Sepekan silam, Asri pernah mengirim pesan agar H.M. Soeharto dimaafkan. Saya jawab bahwa dia tidak bisa dimaafkan karena ia tidak bersalah. Bagi saya, soal bersalah atau tidaknya seseorang, itu adalah kewenangan hakim peradilan. Sementara Soeharto sendiri tidak berhasil diadili dengan tuntas, ia hanya sempat dituntut di muka hakim tanpa kehadirannya. Saya meyakinkan Asri bahwa Republik Indonesia adalah Negara Hukum, bukan Negara Silaturrahmi atau Negara Halalbihalal.
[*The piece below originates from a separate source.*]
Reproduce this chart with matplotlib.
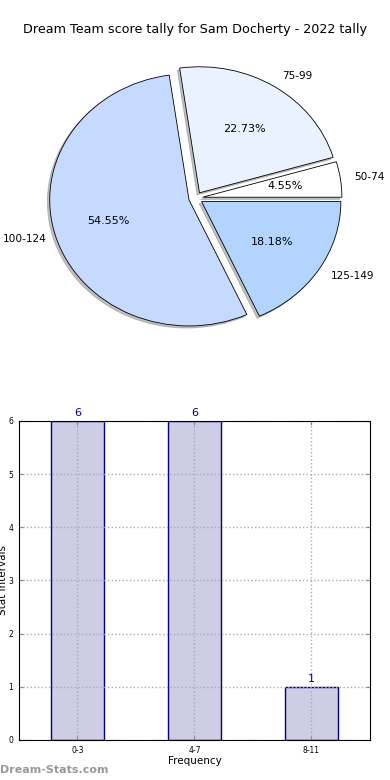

KIRA-kira tahun 1987, saya pernah mengkritik handuk ayahku, H. Abdul Halim. Handuknya sudah lusuh, dan sebagian besar bulir-bulir kainnya sudah rontok. Tinggallah handuk itu menyerupai kain biasa. Sudah tidak layak disebut handuk, dan lagi pula sudah tembus pandang. Pertama kali ia menggunakan handuk itu kira-kira tiga tahun silam. Seingatku, handuk itu juga sudah dikukus berkali-kali. Beberapa dekil permanen tampak pada tepian kain, dekil yang sudah tidak mungkin terangkat dengan sabun atau mesin cuci apa pun. Handuk itu lebih mirip kesek (lap kaki).
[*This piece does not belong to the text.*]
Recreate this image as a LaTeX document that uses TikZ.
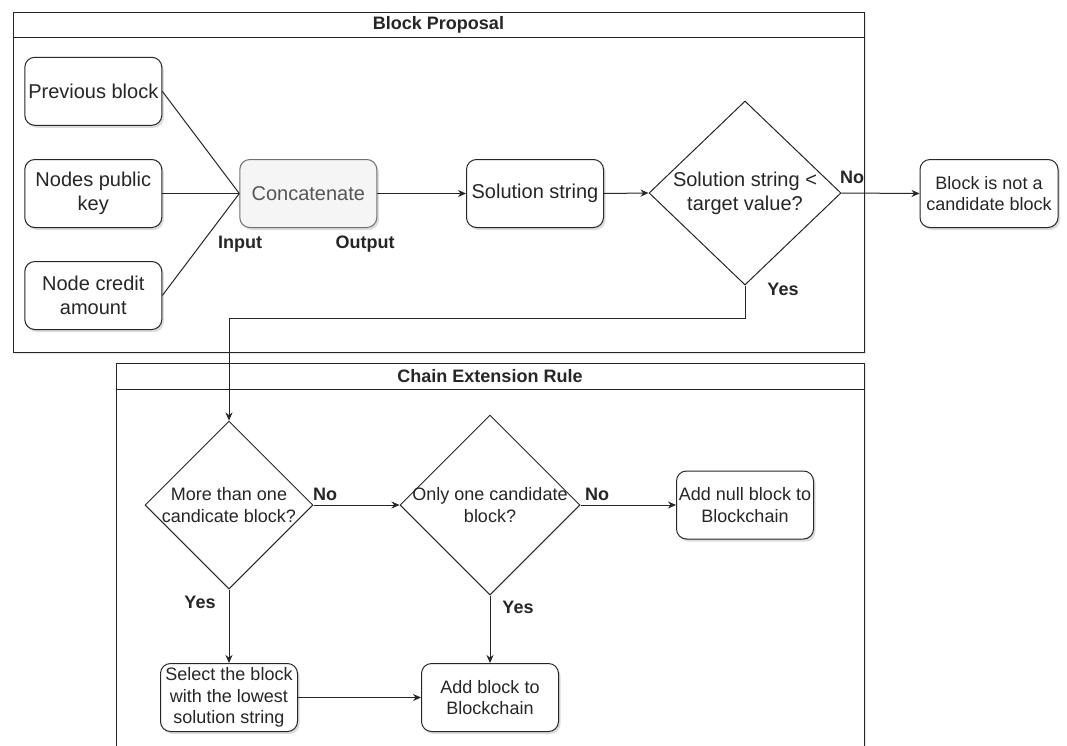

Saya bertanya, “Kenapa handuk itu tidak diganti?” Ia menjawab, “Saya akan ganti handuk ini setelah Soeharto diganti sebagai presiden.” Waktu itu, terus terang saya menjadi dongkol mendengar jawaban itu. Masa depan jabatan Soeharto dipertaruhkan dengan handuknya yang sudah hancur. Handuk dan kekuasaan Soeharto tentu dua hal yang tidak hanya berbeda, tetapi juga berada di ruang dan sifat yang berlainan. Bahkan mungkin, keduanya tidak akan pernah terkait dalam situasi apa pun dan kapan pun itu.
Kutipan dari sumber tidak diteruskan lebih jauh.